Exhibit 10.3
REGISTRATION RIGHTS AGREEMENT
THIS REGISTRATION RIGHTS AGREEMENT (the “Agreement”), dated as of September 7, 2020, by and among Karman Topco L.P., a Delaware limited partnership (“Holdings”), Conyers Park II Acquisition Corp., a Delaware corporation (the “Company”), Karman II Coinvest LP, a Delaware limited partnership (“Coinvest II”), Green Equity Investors VI, L.P., a Delaware limited partnership (“GEI VI”), Green Equity Investors Side VI, L.P., a Delaware limited partnership (“GEI VI Side”), LGP Associates VI-A LLC, a Delaware limited liability company (“LGP VI-A”), LGP Associates VI-B LLC, a Delaware limited liability company (“LGP VI-B”, and, together with Coinvest II, GEI VI, GEI Side VI and LGP VI-A, “LGP”), CVC ASM Holdco, LP, a Delaware limited partnership (“CVC”), JCP ASM Holdco, L.P., a Delaware limited partnership (“Juggernaut”), Karman Coinvest L.P., a Delaware limited partnership (“Coinvest”), Centerview Capital, L.P., a Delaware limited partnership (“Centerview Capital”), Centerview Employees, L.P., a Delaware limited partnership (“Centerview Employees”), BC Eagle Holdings, L.P., a Cayman Islands exempted limited partnership (“BC Eagle”) and Yonghui Investment Limited (“YH”, and together with BC Eagle, the “Daymon Investors”), Conyers Park II Sponsor LLC, a Delaware limited liability company (the “Company Sponsor”) and the other holders of Common Series B Units, Vested Common Series C Units and Vested Common Series C-2 Units of Holdings listed on the schedule hereto as Contributing Investors (the “Contributing Investors”);
WHEREAS, in connection with the Merger Agreement, dated as of September 7, 2020, by and among the Company, Advantage Solutions Inc., a Delaware corporation, Holdco and CP II Merger Sub, Inc. a Delaware corporation (“Merger Sub”), pursuant to which, among other things, Merger Sub will merge with and into Advantage Solutions Inc., with Advantage Solutions Inc. as the surviving company in the merger and, after giving effect to such merger, will become a wholly-owned subsidiary of the Company, on the terms and subject to the conditions therein (the “Merger”);
WHEREAS, Holdings, LGP, CVC, Juggernaut, Coinvest, Centerview (as defined herein), the Daymon Investors and the Contributing Investors previously entered into that certain Second Amended and Restated Registration Rights Agreement, dated as of December 18, 2017, by and among such parties (the “Holdings Registration Agreement”);
WHEREAS, Section 3.04 of the Holdings Registration Agreement allows the Requisite Holders to amend and restate the Holdings Registration Agreement and, in respect of the Merger, the Requisite Holders desire to amend and restate in its entirety the Holdings Registration Agreement and replace it on the terms and conditions contained herein and to enter into this Agreement; and
WHEREAS, those parties who are also party to the Holdings Registration Agreement undersigned constitute the Requisite Holders.
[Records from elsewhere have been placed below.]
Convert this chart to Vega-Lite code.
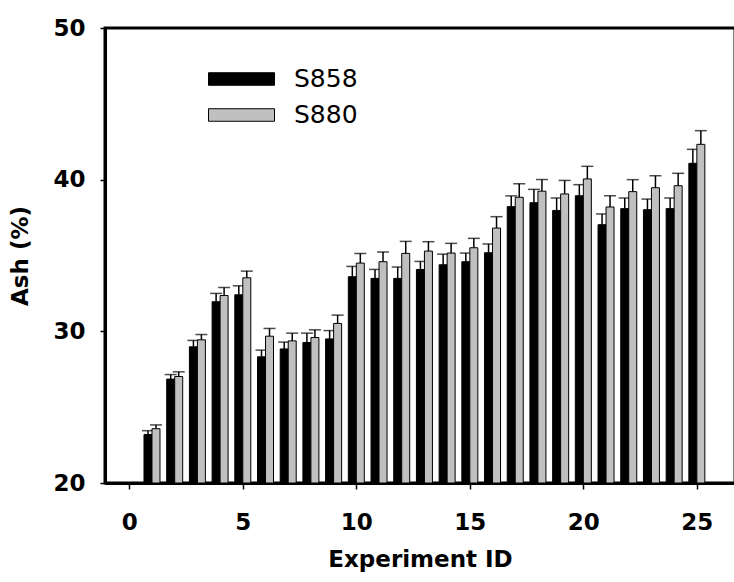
{
  "$schema": "https://vega.github.io/schema/vega-lite/v6.json",
  "autosize": "none",
  "padding": {"left": 105, "top": 28, "right": 0, "bottom": 99},
  "width": 630,
  "height": 455,
  "background": "white",
  "config": {
    "font": "DejaVu Sans",
    "view": {"stroke": "black", "strokeWidth": 3},
    "axis": {
      "grid": false,
      "domainColor": "black",
      "domainWidth": 3,
      "tickColor": "black",
      "tickWidth": 1.5,
      "labelFont": "DejaVu Sans",
      "labelFontWeight": "bold",
      "labelFontSize": 23,
      "labelColor": "black",
      "titleFont": "DejaVu Sans",
      "titleFontWeight": "bold",
      "titleFontSize": 23,
      "titleColor": "black"
    },
    "legend": {
      "orient": "none",
      "legendX": 119.5,
      "legendY": 34,
      "title": null,
      "padding": 0,
      "labelFont": "DejaVu Sans",
      "labelFontSize": 25,
      "labelColor": "black",
      "labelOffset": 35.5,
      "rowPadding": 6,
      "symbolType": "M-2,-0.38H2V0.38H-2Z",
      "symbolSize": 1089,
      "symbolStrokeColor": "black",
      "symbolStrokeWidth": 1,
      "symbolOpacity": 1
    }
  },
  "data": {
    "values": [
      {"id": 1, "series": "S858", "ash": 23.2, "hi": 23.45},
      {"id": 1, "series": "S880", "ash": 23.58, "hi": 23.83},
      {"id": 2, "series": "S858", "ash": 26.85, "hi": 27.15},
      {"id": 2, "series": "S880", "ash": 27.02, "hi": 27.33},
      {"id": 3, "series": "S858", "ash": 28.98, "hi": 29.4},
      {"id": 3, "series": "S880", "ash": 29.44, "hi": 29.79},
      {"id": 4, "series": "S858", "ash": 31.95, "hi": 32.5},
      {"id": 4, "series": "S880", "ash": 32.36, "hi": 32.89},
      {"id": 5, "series": "S858", "ash": 32.41, "hi": 33.0},
      {"id": 5, "series": "S880", "ash": 33.53, "hi": 33.97},
      {"id": 6, "series": "S858", "ash": 28.32, "hi": 28.76},
      {"id": 6, "series": "S880", "ash": 29.68, "hi": 30.19},
      {"id": 7, "series": "S858", "ash": 28.84, "hi": 29.29},
      {"id": 7, "series": "S880", "ash": 29.37, "hi": 29.88},
      {"id": 8, "series": "S858", "ash": 29.26, "hi": 29.88},
      {"id": 8, "series": "S880", "ash": 29.59, "hi": 30.1},
      {"id": 9, "series": "S858", "ash": 29.5, "hi": 30.05},
      {"id": 9, "series": "S880", "ash": 30.52, "hi": 31.07},
      {"id": 10, "series": "S858", "ash": 33.6, "hi": 34.28},
      {"id": 10, "series": "S880", "ash": 34.5, "hi": 35.14},
      {"id": 11, "series": "S858", "ash": 33.49, "hi": 34.08},
      {"id": 11, "series": "S880", "ash": 34.59, "hi": 35.23},
      {"id": 12, "series": "S858", "ash": 33.49, "hi": 34.24},
      {"id": 12, "series": "S880", "ash": 35.14, "hi": 35.93},
      {"id": 13, "series": "S858", "ash": 34.08, "hi": 34.61},
      {"id": 13, "series": "S880", "ash": 35.29, "hi": 35.91},
      {"id": 14, "series": "S858", "ash": 34.39, "hi": 35.09},
      {"id": 14, "series": "S880", "ash": 35.16, "hi": 35.8},
      {"id": 15, "series": "S858", "ash": 34.59, "hi": 35.16},
      {"id": 15, "series": "S880", "ash": 35.51, "hi": 36.13},
      {"id": 16, "series": "S858", "ash": 35.18, "hi": 35.76},
      {"id": 16, "series": "S880", "ash": 36.81, "hi": 37.56},
      {"id": 17, "series": "S858", "ash": 38.22, "hi": 38.93},
      {"id": 17, "series": "S880", "ash": 38.84, "hi": 39.73},
      {"id": 18, "series": "S858", "ash": 38.48, "hi": 39.36},
      {"id": 18, "series": "S880", "ash": 39.24, "hi": 40.01},
      {"id": 19, "series": "S858", "ash": 37.97, "hi": 38.79},
      {"id": 19, "series": "S880", "ash": 39.06, "hi": 39.95},
      {"id": 20, "series": "S858", "ash": 38.94, "hi": 39.67},
      {"id": 20, "series": "S880", "ash": 40.05, "hi": 40.88},
      {"id": 21, "series": "S858", "ash": 37.03, "hi": 37.74},
      {"id": 21, "series": "S880", "ash": 38.2, "hi": 38.94},
      {"id": 22, "series": "S858", "ash": 38.09, "hi": 38.79},
      {"id": 22, "series": "S880", "ash": 39.21, "hi": 40.0},
      {"id": 23, "series": "S858", "ash": 38.02, "hi": 38.72},
      {"id": 23, "series": "S880", "ash": 39.47, "hi": 40.26},
      {"id": 24, "series": "S858", "ash": 38.09, "hi": 38.79},
      {"id": 24, "series": "S880", "ash": 39.6, "hi": 40.42},
      {"id": 25, "series": "S858", "ash": 41.08, "hi": 42.0},
      {"id": 25, "series": "S880", "ash": 42.33, "hi": 43.23}
    ]
  },
  "encoding": {
    "x": {
      "field": "id",
      "type": "quantitative",
      "scale": {"domain": [-0.85, 26.46], "nice": false, "zero": false},
      "axis": {
        "title": "Experiment ID",
        "values": [0, 5, 10, 15, 20, 25],
        "tickSize": 6,
        "labelPadding": 22,
        "titlePadding": 14,
        "labelFlush": false
      }
    },
    "y": {
      "field": "ash",
      "type": "quantitative",
      "title": "Ash (%)",
      "scale": {"domain": [20, 50], "nice": false, "zero": false},
      "axis": {
        "values": [20, 30, 40, 50],
        "tickSize": 5,
        "labelPadding": 15,
        "titlePadding": 20
      }
    }
  },
  "layer": [
    {
      "transform": [{"filter": "datum.series === 'S858'"}],
      "layer": [
        {
          "mark": {"type": "rule", "xOffset": -4, "color": "black", "strokeWidth": 1.5},
          "encoding": {
            "y": {"field": "hi", "type": "quantitative", "title": "Ash (%)"},
            "y2": {"field": "ash"}
          }
        },
        {
          "mark": {"type": "tick", "orient": "horizontal", "xOffset": -4, "color": "black", "size": 12, "thickness": 1.5},
          "encoding": {
            "y": {"field": "hi", "type": "quantitative", "title": "Ash (%)"}
          }
        },
        {
          "mark": {"type": "bar", "width": 8, "xOffset": -4, "stroke": "black", "strokeWidth": 1},
          "encoding": {
            "y2": {"datum": 20},
            "color": {
              "field": "series",
              "type": "nominal",
              "scale": {"domain": ["S858", "S880"], "range": ["#000000", "#c0c0c0"]}
            }
          }
        }
      ]
    },
    {
      "transform": [{"filter": "datum.series === 'S880'"}],
      "layer": [
        {
          "mark": {"type": "rule", "xOffset": 4, "color": "black", "strokeWidth": 1.5},
          "encoding": {
            "y": {"field": "hi", "type": "quantitative", "title": "Ash (%)"},
            "y2": {"field": "ash"}
          }
        },
        {
          "mark": {"type": "tick", "orient": "horizontal", "xOffset": 4, "color": "black", "size": 12, "thickness": 1.5},
          "encoding": {
            "y": {"field": "hi", "type": "quantitative", "title": "Ash (%)"}
          }
        },
        {
          "mark": {"type": "bar", "width": 8, "xOffset": 4, "stroke": "black", "strokeWidth": 1},
          "encoding": {
            "y2": {"datum": 20},
            "color": {
              "field": "series",
              "type": "nominal",
              "scale": {"domain": ["S858", "S880"], "range": ["#000000", "#c0c0c0"]}
            }
          }
        }
      ]
    }
  ],
  "resolve": {"scale": {"y": "shared", "color": "shared"}}
}
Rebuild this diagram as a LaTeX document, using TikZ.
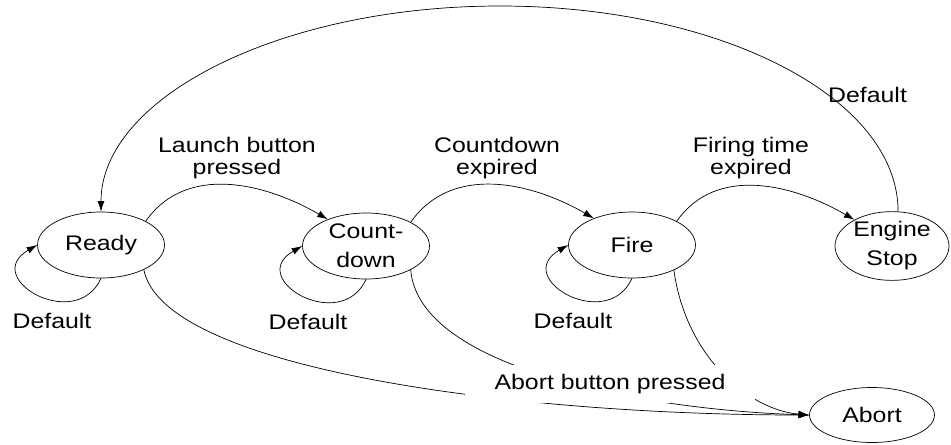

NOW, THEREFORE, in consideration of the mutual covenants and agreements contained herein, the parties mutually agree as follows:
ARTICLE I
DEFINITIONS; RULES OF CONSTRUCTION
Section 1.01 Definitions. The following terms, as used herein, have the following meanings:
“144 Sale” see Section 2.14(a).
“144 Sale Notice” see Section 2.11(e).
“1933 Act” means the Securities Act of 1933, as amended.